Currently, the 2D fat saturated (FS) T1 weighted sequence spin echo (SE) is one of the main tools in the protocol to study cervical artery dissections. Fat suppression is crucial to be able to differentiate subacute intramural hemorrhage from surrounding fat tissue since both produce hyperintense signal. Although this technique is effective, it has many limitations: it is time consuming to cover all neck and head area and is suboptimal on arteries with tortuous course [6]. The implementation of a 3D FS T1 sequence using different flip angle evolutions (SPACE) has proven to have added and possibly better value to the 2D FS T1 SE sequence on the optimal diagnosis of cervical artery dissection [6]. The 3D T1 FS SPACE main parameters consists of 56 slices with 256 x 256 matrix (with a 512 x 512 interpolation), echo time 22 ms, repetition time 750, variable flip angle, a field of view of 23 x 23 cm and acquisition time of 3 min 25 sec [11].

Some research studies have already demonstrated the advantages of the 3D T1 FS SPACE sequence when compared to the 2D FS T1 SE sequence. This sequence is able to cover all arterial portions (cervical and intracranial) in a single acquisition and with specific parameters being SPAIR fat saturation mode, averages 1.4 shorter acquisition time (3mins) when compared to the 2S FS T1 SE (11min) [12]. This provides the advantage to detect all lesions in just one acquisition in a shorter MR protocol time [12]. Additionally this sequence allows multiplanar reformatting that clearly delineate the hyper intensity of the intramural hematoma which facilitates the assessment of the extension of the dissection, particularly when looking at tortuous arterial segments such as the carotid petrous entry or the atlas loop of the vertebral artery that have been previously missed by 2D FS T1 SE [13]. It also makes it easier to analyze vascular loops, particularly in the V3 segment of the vertebral artery. In addition it facilitates reproducible comparisons with gadolinium enhanced MRA [8].

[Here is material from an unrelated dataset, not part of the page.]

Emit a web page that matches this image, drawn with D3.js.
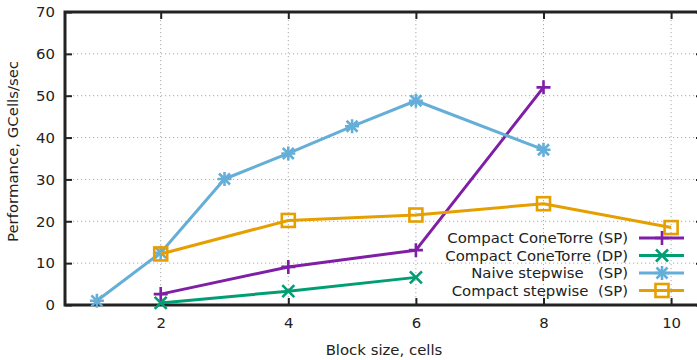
<!DOCTYPE html>
<html>
<head>
<meta charset="utf-8">
<script src="https://cdn.jsdelivr.net/npm/d3@7/dist/d3.min.js"></script>
<style>
  html, body { margin: 0; padding: 0; background: #fff; }
  svg { display: block; font-family: "DejaVu Sans", sans-serif; }
  text { white-space: pre; }
</style>
</head>
<body>
<svg id="chart" width="697" height="360"></svg>
<script>
// Block sizes and measured performance (GCells/sec)
const coneSPx = [2, 4, 6, 8];
const coneSPy = [2.6, 9.1, 13.1, 52.0];
const coneDPx = [2, 4, 6];
const coneDPy = [0.5, 3.3, 6.6];
const naiveX = [1, 2, 3, 4, 5, 6, 8];
const naiveY = [1.0, 12.5, 30.1, 36.2, 42.7, 48.8, 37.1];
const compactX = [2, 4, 6, 8, 10];
const compactY = [12.2, 20.2, 21.5, 24.2, 18.5];

const seriesNames = [
  "Compact ConeTorre (SP)",
  "Compact ConeTorre (DP)",
  "Naive stepwise   (SP)",
  "Compact stepwise  (SP)"
];
const seriesColors = ["#7f1fa6", "#009e73", "#65aed8", "#e69f00"];
const seriesMarkers = ["plus", "cross", "star", "square"];

const xTicks = [2, 4, 6, 8, 10];
const yTicks = [0, 10, 20, 30, 40, 50, 60, 70];

const series = [
  { name: seriesNames[0], color: seriesColors[0], marker: seriesMarkers[0], xs: coneSPx, ys: coneSPy },
  { name: seriesNames[1], color: seriesColors[1], marker: seriesMarkers[1], xs: coneDPx, ys: coneDPy },
  { name: seriesNames[2], color: seriesColors[2], marker: seriesMarkers[2], xs: naiveX, ys: naiveY },
  { name: seriesNames[3], color: seriesColors[3], marker: seriesMarkers[3], xs: compactX, ys: compactY }
];

const svg = d3.select("#chart");
const L = 65, R = 703, T = 12, B = 305;
const x = d3.scaleLinear().domain([0.5, 10.5]).range([L, R]);
const y = d3.scaleLinear().domain([0, 70]).range([B, T]);
const fs = "14.9px";
const ink = "#222";

// dotted grid
const grid = svg.append("g");
grid.selectAll("line.gx").data(xTicks).join("line")
  .attr("x1", d => x(d)).attr("x2", d => x(d)).attr("y1", T).attr("y2", B)
  .attr("stroke", "#aaa").attr("stroke-width", 1).attr("stroke-dasharray", "1.2,2.8");
grid.selectAll("line.gy").data(yTicks.filter(d => d > 0 && d < 70)).join("line")
  .attr("x1", L).attr("x2", R).attr("y1", d => y(d)).attr("y2", d => y(d))
  .attr("stroke", "#aaa").attr("stroke-width", 1).attr("stroke-dasharray", "1.2,2.8");

// axes with inward ticks
function styleAxis(g) {
  g.select(".domain").remove();
  g.selectAll(".tick line").attr("stroke", ink).attr("stroke-width", 2);
  g.selectAll(".tick text").attr("fill", ink).style("font-size", fs).style("font-family", "DejaVu Sans");
}
svg.append("g").attr("transform", `translate(0,${B})`)
  .call(d3.axisBottom(x).tickValues(xTicks).tickFormat(d3.format("d")).tickSizeInner(-7).tickSizeOuter(0).tickPadding(12))
  .call(styleAxis);
svg.append("g").attr("transform", `translate(${L},0)`)
  .call(d3.axisLeft(y).tickValues(yTicks).tickFormat(d3.format("d")).tickSizeInner(-7).tickSizeOuter(0).tickPadding(10))
  .call(styleAxis);
svg.append("g").attr("transform", `translate(0,${T})`)
  .call(d3.axisTop(x).tickValues(xTicks).tickFormat("").tickSizeInner(-7).tickSizeOuter(0))
  .call(styleAxis);
svg.append("g").attr("transform", `translate(${R},0)`)
  .call(d3.axisRight(y).tickValues(yTicks).tickFormat("").tickSizeInner(-7).tickSizeOuter(0))
  .call(styleAxis);

// frame
svg.append("rect").attr("x", L).attr("y", T).attr("width", R - L).attr("height", B - T)
  .attr("fill", "none").attr("stroke", ink).attr("stroke-width", 3);

// axis titles
svg.append("text").attr("x", 384).attr("y", 355)
  .attr("text-anchor", "middle").style("font-size", fs).attr("fill", ink)
  .text("Block size, cells");
svg.append("text").attr("transform", "translate(18,151.5) rotate(-90)")
  .attr("text-anchor", "middle").style("font-size", fs).attr("fill", ink)
  .text("Performance, GCells/sec");

// marker shapes
function drawMarker(g, type, cx, cy, color) {
  const sw = 2.6;
  if (type === "plus" || type === "star") {
    const s = 7;
    g.append("path").attr("d", `M${cx - s},${cy}H${cx + s}M${cx},${cy - s}V${cy + s}`)
      .attr("stroke", color).attr("stroke-width", sw).attr("fill", "none");
  }
  if (type === "cross" || type === "star") {
    const s = type === "star" ? 5.5 : 6;
    g.append("path").attr("d", `M${cx - s},${cy - s}L${cx + s},${cy + s}M${cx - s},${cy + s}L${cx + s},${cy - s}`)
      .attr("stroke", color).attr("stroke-width", sw).attr("fill", "none");
  }
  if (type === "square") {
    const s = 6.5;
    g.append("rect").attr("x", cx - s).attr("y", cy - s).attr("width", 2 * s).attr("height", 2 * s)
      .attr("stroke", color).attr("stroke-width", sw).attr("fill", "none");
  }
}

// series lines and points
const line = d3.line().x(d => x(d[0])).y(d => y(d[1]));
series.forEach(s => {
  const pts = s.xs.map((v, i) => [v, s.ys[i]]);
  const g = svg.append("g");
  g.append("path").attr("d", line(pts)).attr("fill", "none")
    .attr("stroke", s.color).attr("stroke-width", 3).attr("stroke-linejoin", "round");
  pts.forEach(p => drawMarker(g, s.marker, x(p[0]), y(p[1]), s.color));
});

// legend
const legendY = [238, 255.5, 273, 290.5];
series.forEach((s, i) => {
  const g = svg.append("g");
  g.append("text").attr("x", 628).attr("y", legendY[i]).attr("dy", "0.35em")
    .attr("text-anchor", "end").style("font-size", fs).attr("fill", ink).text(s.name);
  g.append("line").attr("x1", 639).attr("x2", 684).attr("y1", legendY[i]).attr("y2", legendY[i])
    .attr("stroke", s.color).attr("stroke-width", 3);
  drawMarker(g, s.marker, 662, legendY[i], s.color);
});
</script>
</body>
</html>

The T1 FS SE sequence has noted limitations in terms of quality in the presence of magnetic susceptibility artifacts. Previous case reports have demonstrated the ability of 3D T1 FS SPACE sequence to overcome magnetic susceptibility artifacts from dental implants, surgical metallic hardwares as well as movement artifacts [14, 15]. This enhances optimal analysis of the extension of the dissections. Moreover, it is also known that the quality of fat suppression is suboptimal at lower cervical levels, a limitation that is also overcome by 3D T1 FS SPACE sequence [14]. Other advantages of the 3D T1 FS SPACE sequence reported in literature are its higher sensitivity for detecting tumors in the cervical region, MS brain lesions and leptomeningeal abnormalities when compared to other sequences such as the T1 MPRAGE while allowing reformatting in any plane [11, 16].

Conclusion

Our cases highlight the advantages of adding the 3D T1 FS SPACE sequence to the protocol for the diagnosis of cervical artery dissection in women during pregnancy and postpartum period under the appropriate clinical setting.

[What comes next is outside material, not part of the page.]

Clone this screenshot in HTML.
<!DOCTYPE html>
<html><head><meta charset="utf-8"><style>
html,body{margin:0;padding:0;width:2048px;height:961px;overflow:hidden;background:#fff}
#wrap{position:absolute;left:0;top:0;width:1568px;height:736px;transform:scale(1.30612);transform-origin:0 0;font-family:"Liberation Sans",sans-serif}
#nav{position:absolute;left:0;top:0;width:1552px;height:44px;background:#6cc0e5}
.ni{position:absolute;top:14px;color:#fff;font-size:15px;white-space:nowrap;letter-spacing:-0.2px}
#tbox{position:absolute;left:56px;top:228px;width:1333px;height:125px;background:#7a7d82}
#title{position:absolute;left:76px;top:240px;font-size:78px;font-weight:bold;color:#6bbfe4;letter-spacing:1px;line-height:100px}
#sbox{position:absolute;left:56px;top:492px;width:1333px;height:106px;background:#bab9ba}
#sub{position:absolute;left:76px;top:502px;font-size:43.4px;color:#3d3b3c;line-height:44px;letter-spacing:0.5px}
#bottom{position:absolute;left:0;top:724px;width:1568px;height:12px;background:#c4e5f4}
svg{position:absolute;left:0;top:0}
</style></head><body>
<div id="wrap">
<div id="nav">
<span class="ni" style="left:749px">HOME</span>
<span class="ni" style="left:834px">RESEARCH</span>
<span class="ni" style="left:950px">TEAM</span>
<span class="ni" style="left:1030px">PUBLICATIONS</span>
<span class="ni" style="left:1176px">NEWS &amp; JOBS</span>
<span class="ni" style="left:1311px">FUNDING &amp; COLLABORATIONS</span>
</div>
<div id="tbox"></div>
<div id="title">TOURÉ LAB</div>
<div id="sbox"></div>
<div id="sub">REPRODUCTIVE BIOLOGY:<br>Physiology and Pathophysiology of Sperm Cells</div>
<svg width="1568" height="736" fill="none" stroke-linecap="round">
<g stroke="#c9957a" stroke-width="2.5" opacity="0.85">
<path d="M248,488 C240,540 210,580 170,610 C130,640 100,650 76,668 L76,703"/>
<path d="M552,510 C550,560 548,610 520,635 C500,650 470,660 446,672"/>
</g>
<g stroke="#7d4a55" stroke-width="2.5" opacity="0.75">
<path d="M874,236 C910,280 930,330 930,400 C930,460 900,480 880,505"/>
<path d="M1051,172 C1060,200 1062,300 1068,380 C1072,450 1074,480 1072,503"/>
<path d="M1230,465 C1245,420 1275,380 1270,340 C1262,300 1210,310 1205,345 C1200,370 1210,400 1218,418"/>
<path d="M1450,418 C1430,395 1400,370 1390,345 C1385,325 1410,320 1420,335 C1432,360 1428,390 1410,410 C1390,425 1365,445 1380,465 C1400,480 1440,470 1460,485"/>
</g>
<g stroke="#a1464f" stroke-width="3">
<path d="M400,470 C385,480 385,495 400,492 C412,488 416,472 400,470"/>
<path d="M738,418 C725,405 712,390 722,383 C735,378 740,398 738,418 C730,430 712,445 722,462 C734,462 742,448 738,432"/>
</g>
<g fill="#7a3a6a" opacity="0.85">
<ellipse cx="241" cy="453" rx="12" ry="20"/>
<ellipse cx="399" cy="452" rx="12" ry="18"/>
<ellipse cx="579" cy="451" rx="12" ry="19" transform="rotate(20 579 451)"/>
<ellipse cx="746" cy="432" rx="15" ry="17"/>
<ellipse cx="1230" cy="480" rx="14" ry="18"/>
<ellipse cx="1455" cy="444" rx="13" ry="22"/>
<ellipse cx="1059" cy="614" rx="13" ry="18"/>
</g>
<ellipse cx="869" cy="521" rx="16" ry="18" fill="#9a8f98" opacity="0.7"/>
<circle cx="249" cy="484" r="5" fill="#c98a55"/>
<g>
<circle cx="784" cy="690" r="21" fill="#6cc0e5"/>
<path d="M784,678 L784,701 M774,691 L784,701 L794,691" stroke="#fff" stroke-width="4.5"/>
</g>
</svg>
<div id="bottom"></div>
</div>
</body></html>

We encourage physicians to consider ordering the SPACE MRI study for any woman during terminal pregnancy or puerperium period that presents with persistent headaches, neck pain and associated neurological symptoms such as ipsilateral Horner syndrome or TIA, particularly with underlying risk factors such as preeclampsia, hypertension and obesity, since they would be at high risk of having cervical artery dissection. With its many advantages (such as faster speed of acquisition, greater field of coverage and superior spatial resolution), 3D SPACE MRI will speed early and accurate diagnosis of this entity, facilitate prompt treatment, prevent associated ischemic events and subsequently decrease the rate of morbidity and mortality in this high risk population.

Disclosure: The authors report no conflict of interest concerning the materials of methods used in this manuscript. This research was supported (in whole or in part) by HCA and/or an HCA affiliated entity. The views expressed in this publication represent those of the author(s) and do not necessarily represent the official views of HCA or any of its affiliated entities. There were no external sources of financial support for this manuscript.